Your task is to repeat the entries exactly. Leave the pictures out.

# # # # #

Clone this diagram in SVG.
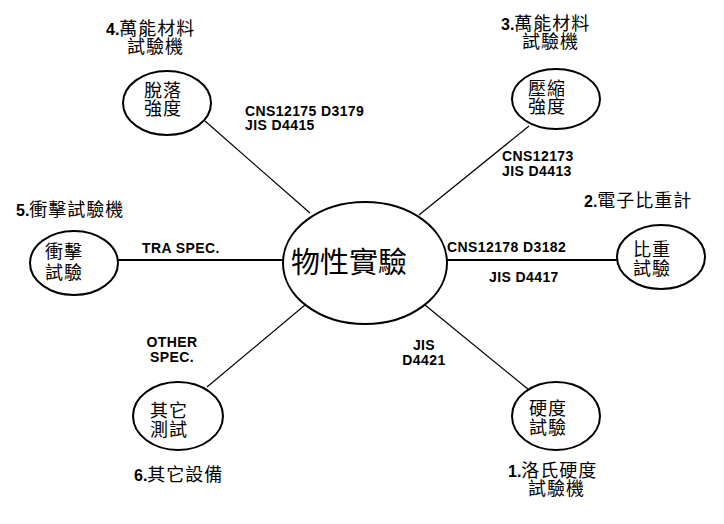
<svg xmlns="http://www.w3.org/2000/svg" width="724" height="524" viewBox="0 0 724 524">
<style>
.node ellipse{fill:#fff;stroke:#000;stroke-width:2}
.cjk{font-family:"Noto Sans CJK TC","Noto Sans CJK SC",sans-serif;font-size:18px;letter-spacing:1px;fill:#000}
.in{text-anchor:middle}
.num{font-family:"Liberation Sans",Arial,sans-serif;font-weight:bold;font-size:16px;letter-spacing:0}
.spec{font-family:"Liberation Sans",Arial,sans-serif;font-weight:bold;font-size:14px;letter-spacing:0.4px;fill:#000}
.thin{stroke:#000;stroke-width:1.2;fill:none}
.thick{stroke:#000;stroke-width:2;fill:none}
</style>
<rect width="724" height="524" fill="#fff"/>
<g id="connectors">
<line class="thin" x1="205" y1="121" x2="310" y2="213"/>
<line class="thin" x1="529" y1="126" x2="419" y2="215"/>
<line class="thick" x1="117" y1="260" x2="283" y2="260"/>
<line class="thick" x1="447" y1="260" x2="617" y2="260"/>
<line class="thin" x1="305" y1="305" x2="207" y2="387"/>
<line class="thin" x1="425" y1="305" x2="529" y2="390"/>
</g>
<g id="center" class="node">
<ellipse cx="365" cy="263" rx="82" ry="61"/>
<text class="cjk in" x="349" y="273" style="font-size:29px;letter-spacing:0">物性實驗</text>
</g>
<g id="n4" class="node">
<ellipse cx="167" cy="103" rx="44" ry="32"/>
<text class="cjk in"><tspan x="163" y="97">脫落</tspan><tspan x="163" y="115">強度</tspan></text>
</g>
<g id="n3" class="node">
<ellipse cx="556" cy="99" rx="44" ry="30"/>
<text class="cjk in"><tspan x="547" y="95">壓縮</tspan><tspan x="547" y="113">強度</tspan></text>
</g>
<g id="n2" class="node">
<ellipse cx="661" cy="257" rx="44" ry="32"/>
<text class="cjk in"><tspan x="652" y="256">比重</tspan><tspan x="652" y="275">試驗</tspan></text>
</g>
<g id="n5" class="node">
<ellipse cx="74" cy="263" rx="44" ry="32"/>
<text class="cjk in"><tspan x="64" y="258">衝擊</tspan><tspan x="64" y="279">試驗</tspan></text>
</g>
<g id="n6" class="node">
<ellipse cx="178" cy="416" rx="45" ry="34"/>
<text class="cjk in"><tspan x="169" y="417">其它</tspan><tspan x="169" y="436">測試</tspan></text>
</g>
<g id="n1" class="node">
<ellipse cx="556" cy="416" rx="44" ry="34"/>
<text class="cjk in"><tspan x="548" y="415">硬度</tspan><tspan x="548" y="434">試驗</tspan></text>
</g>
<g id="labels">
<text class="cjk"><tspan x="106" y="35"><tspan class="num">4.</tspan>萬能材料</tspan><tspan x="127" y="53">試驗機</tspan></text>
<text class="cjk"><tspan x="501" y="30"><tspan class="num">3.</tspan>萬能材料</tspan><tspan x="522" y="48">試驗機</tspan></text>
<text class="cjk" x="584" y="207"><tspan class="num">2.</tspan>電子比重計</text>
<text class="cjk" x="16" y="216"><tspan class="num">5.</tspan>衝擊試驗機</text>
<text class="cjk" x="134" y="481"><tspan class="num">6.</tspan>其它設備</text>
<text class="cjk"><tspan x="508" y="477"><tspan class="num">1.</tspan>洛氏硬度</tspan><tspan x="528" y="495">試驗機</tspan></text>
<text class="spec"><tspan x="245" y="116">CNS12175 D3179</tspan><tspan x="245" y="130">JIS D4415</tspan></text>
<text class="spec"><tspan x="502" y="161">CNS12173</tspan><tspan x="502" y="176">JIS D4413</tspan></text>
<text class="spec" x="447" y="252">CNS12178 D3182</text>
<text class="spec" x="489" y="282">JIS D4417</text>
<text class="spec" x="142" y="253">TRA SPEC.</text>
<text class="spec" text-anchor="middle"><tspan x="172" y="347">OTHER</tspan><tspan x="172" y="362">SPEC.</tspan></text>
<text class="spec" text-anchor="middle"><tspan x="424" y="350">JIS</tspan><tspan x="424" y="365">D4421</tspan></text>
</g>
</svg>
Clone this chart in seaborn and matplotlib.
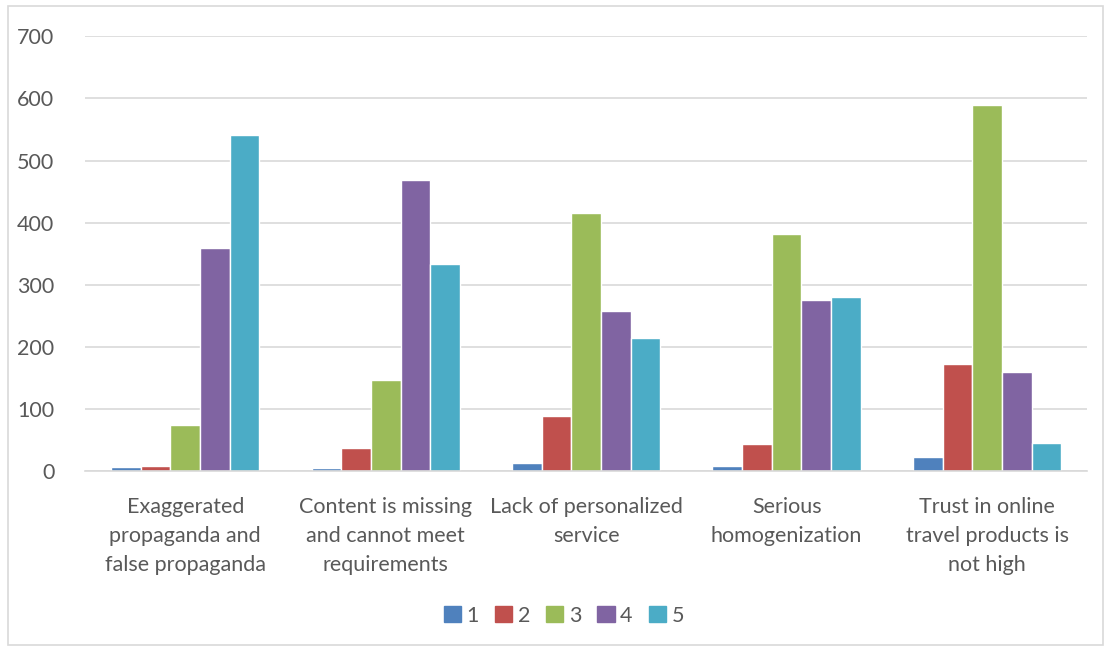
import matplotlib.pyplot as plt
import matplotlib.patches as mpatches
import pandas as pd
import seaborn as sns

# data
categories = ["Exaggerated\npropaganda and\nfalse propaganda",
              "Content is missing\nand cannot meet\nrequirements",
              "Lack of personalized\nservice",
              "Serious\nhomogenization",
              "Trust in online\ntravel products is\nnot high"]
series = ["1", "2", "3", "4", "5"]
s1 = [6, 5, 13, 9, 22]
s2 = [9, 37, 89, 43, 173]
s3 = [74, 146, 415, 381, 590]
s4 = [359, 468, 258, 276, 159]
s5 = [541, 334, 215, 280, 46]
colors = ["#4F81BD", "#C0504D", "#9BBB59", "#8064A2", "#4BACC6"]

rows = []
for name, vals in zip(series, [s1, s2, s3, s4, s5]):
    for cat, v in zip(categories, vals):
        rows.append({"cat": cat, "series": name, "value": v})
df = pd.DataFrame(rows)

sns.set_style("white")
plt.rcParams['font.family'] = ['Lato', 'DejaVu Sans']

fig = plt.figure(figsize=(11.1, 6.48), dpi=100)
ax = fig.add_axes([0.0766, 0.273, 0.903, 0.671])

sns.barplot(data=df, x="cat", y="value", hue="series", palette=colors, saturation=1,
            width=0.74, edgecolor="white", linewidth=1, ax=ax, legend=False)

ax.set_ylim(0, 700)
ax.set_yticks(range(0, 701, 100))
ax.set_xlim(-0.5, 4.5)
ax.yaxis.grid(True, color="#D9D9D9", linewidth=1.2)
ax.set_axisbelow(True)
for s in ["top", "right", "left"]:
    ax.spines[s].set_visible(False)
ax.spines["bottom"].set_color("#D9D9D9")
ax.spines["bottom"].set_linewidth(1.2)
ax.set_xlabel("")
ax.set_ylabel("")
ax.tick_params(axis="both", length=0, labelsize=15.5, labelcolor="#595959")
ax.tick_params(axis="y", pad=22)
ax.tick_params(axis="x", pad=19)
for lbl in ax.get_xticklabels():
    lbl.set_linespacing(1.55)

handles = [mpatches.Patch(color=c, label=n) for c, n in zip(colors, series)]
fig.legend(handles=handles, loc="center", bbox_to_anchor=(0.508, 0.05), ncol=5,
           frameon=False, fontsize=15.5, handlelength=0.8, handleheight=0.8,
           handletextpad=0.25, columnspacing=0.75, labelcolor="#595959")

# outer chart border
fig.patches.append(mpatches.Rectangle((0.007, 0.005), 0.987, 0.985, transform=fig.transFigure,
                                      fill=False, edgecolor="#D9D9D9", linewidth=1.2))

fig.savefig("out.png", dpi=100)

# # # # #

_The reply_.
Clone this diagram in SVG.
<svg xmlns="http://www.w3.org/2000/svg" width="724" height="524" viewBox="0 0 724 524">
<style>
.node ellipse{fill:#fff;stroke:#000;stroke-width:2}
.cjk{font-family:"Noto Sans CJK TC","Noto Sans CJK SC",sans-serif;font-size:18px;letter-spacing:1px;fill:#000}
.in{text-anchor:middle}
.num{font-family:"Liberation Sans",Arial,sans-serif;font-weight:bold;font-size:16px;letter-spacing:0}
.spec{font-family:"Liberation Sans",Arial,sans-serif;font-weight:bold;font-size:14px;letter-spacing:0.4px;fill:#000}
.thin{stroke:#000;stroke-width:1.2;fill:none}
.thick{stroke:#000;stroke-width:2;fill:none}
</style>
<rect width="724" height="524" fill="#fff"/>
<g id="connectors">
<line class="thin" x1="205" y1="121" x2="310" y2="213"/>
<line class="thin" x1="529" y1="126" x2="419" y2="215"/>
<line class="thick" x1="117" y1="260" x2="283" y2="260"/>
<line class="thick" x1="447" y1="260" x2="617" y2="260"/>
<line class="thin" x1="305" y1="305" x2="207" y2="387"/>
<line class="thin" x1="425" y1="305" x2="529" y2="390"/>
</g>
<g id="center" class="node">
<ellipse cx="365" cy="263" rx="82" ry="61"/>
<text class="cjk in" x="349" y="273" style="font-size:29px;letter-spacing:0">物性實驗</text>
</g>
<g id="n4" class="node">
<ellipse cx="167" cy="103" rx="44" ry="32"/>
<text class="cjk in"><tspan x="163" y="97">脫落</tspan><tspan x="163" y="115">強度</tspan></text>
</g>
<g id="n3" class="node">
<ellipse cx="556" cy="99" rx="44" ry="30"/>
<text class="cjk in"><tspan x="547" y="95">壓縮</tspan><tspan x="547" y="113">強度</tspan></text>
</g>
<g id="n2" class="node">
<ellipse cx="661" cy="257" rx="44" ry="32"/>
<text class="cjk in"><tspan x="652" y="256">比重</tspan><tspan x="652" y="275">試驗</tspan></text>
</g>
<g id="n5" class="node">
<ellipse cx="74" cy="263" rx="44" ry="32"/>
<text class="cjk in"><tspan x="64" y="258">衝擊</tspan><tspan x="64" y="279">試驗</tspan></text>
</g>
<g id="n6" class="node">
<ellipse cx="178" cy="416" rx="45" ry="34"/>
<text class="cjk in"><tspan x="169" y="417">其它</tspan><tspan x="169" y="436">測試</tspan></text>
</g>
<g id="n1" class="node">
<ellipse cx="556" cy="416" rx="44" ry="34"/>
<text class="cjk in"><tspan x="548" y="415">硬度</tspan><tspan x="548" y="434">試驗</tspan></text>
</g>
<g id="labels">
<text class="cjk"><tspan x="106" y="35"><tspan class="num">4.</tspan>萬能材料</tspan><tspan x="127" y="53">試驗機</tspan></text>
<text class="cjk"><tspan x="501" y="30"><tspan class="num">3.</tspan>萬能材料</tspan><tspan x="522" y="48">試驗機</tspan></text>
<text class="cjk" x="584" y="207"><tspan class="num">2.</tspan>電子比重計</text>
<text class="cjk" x="16" y="216"><tspan class="num">5.</tspan>衝擊試驗機</text>
<text class="cjk" x="134" y="481"><tspan class="num">6.</tspan>其它設備</text>
<text class="cjk"><tspan x="508" y="477"><tspan class="num">1.</tspan>洛氏硬度</tspan><tspan x="528" y="495">試驗機</tspan></text>
<text class="spec"><tspan x="245" y="116">CNS12175 D3179</tspan><tspan x="245" y="130">JIS D4415</tspan></text>
<text class="spec"><tspan x="502" y="161">CNS12173</tspan><tspan x="502" y="176">JIS D4413</tspan></text>
<text class="spec" x="447" y="252">CNS12178 D3182</text>
<text class="spec" x="489" y="282">JIS D4417</text>
<text class="spec" x="142" y="253">TRA SPEC.</text>
<text class="spec" text-anchor="middle"><tspan x="172" y="347">OTHER</tspan><tspan x="172" y="362">SPEC.</tspan></text>
<text class="spec" text-anchor="middle"><tspan x="424" y="350">JIS</tspan><tspan x="424" y="365">D4421</tspan></text>
</g>
</svg>
Clone this chart in seaborn and matplotlib.
import matplotlib.pyplot as plt
import matplotlib.patches as mpatches
import pandas as pd
import seaborn as sns

# data
categories = ["Exaggerated\npropaganda and\nfalse propaganda",
              "Content is missing\nand cannot meet\nrequirements",
              "Lack of personalized\nservice",
              "Serious\nhomogenization",
              "Trust in online\ntravel products is\nnot high"]
series = ["1", "2", "3", "4", "5"]
s1 = [6, 5, 13, 9, 22]
s2 = [9, 37, 89, 43, 173]
s3 = [74, 146, 415, 381, 590]
s4 = [359, 468, 258, 276, 159]
s5 = [541, 334, 215, 280, 46]
colors = ["#4F81BD", "#C0504D", "#9BBB59", "#8064A2", "#4BACC6"]

rows = []
for name, vals in zip(series, [s1, s2, s3, s4, s5]):
    for cat, v in zip(categories, vals):
        rows.append({"cat": cat, "series": name, "value": v})
df = pd.DataFrame(rows)

sns.set_style("white")
plt.rcParams['font.family'] = ['Lato', 'DejaVu Sans']

fig = plt.figure(figsize=(11.1, 6.48), dpi=100)
ax = fig.add_axes([0.0766, 0.273, 0.903, 0.671])

sns.barplot(data=df, x="cat", y="value", hue="series", palette=colors, saturation=1,
            width=0.74, edgecolor="white", linewidth=1, ax=ax, legend=False)

ax.set_ylim(0, 700)
ax.set_yticks(range(0, 701, 100))
ax.set_xlim(-0.5, 4.5)
ax.yaxis.grid(True, color="#D9D9D9", linewidth=1.2)
ax.set_axisbelow(True)
for s in ["top", "right", "left"]:
    ax.spines[s].set_visible(False)
ax.spines["bottom"].set_color("#D9D9D9")
ax.spines["bottom"].set_linewidth(1.2)
ax.set_xlabel("")
ax.set_ylabel("")
ax.tick_params(axis="both", length=0, labelsize=15.5, labelcolor="#595959")
ax.tick_params(axis="y", pad=22)
ax.tick_params(axis="x", pad=19)
for lbl in ax.get_xticklabels():
    lbl.set_linespacing(1.55)

handles = [mpatches.Patch(color=c, label=n) for c, n in zip(colors, series)]
fig.legend(handles=handles, loc="center", bbox_to_anchor=(0.508, 0.05), ncol=5,
           frameon=False, fontsize=15.5, handlelength=0.8, handleheight=0.8,
           handletextpad=0.25, columnspacing=0.75, labelcolor="#595959")

# outer chart border
fig.patches.append(mpatches.Rectangle((0.007, 0.005), 0.987, 0.985, transform=fig.transFigure,
                                      fill=False, edgecolor="#D9D9D9", linewidth=1.2))

fig.savefig("out.png", dpi=100)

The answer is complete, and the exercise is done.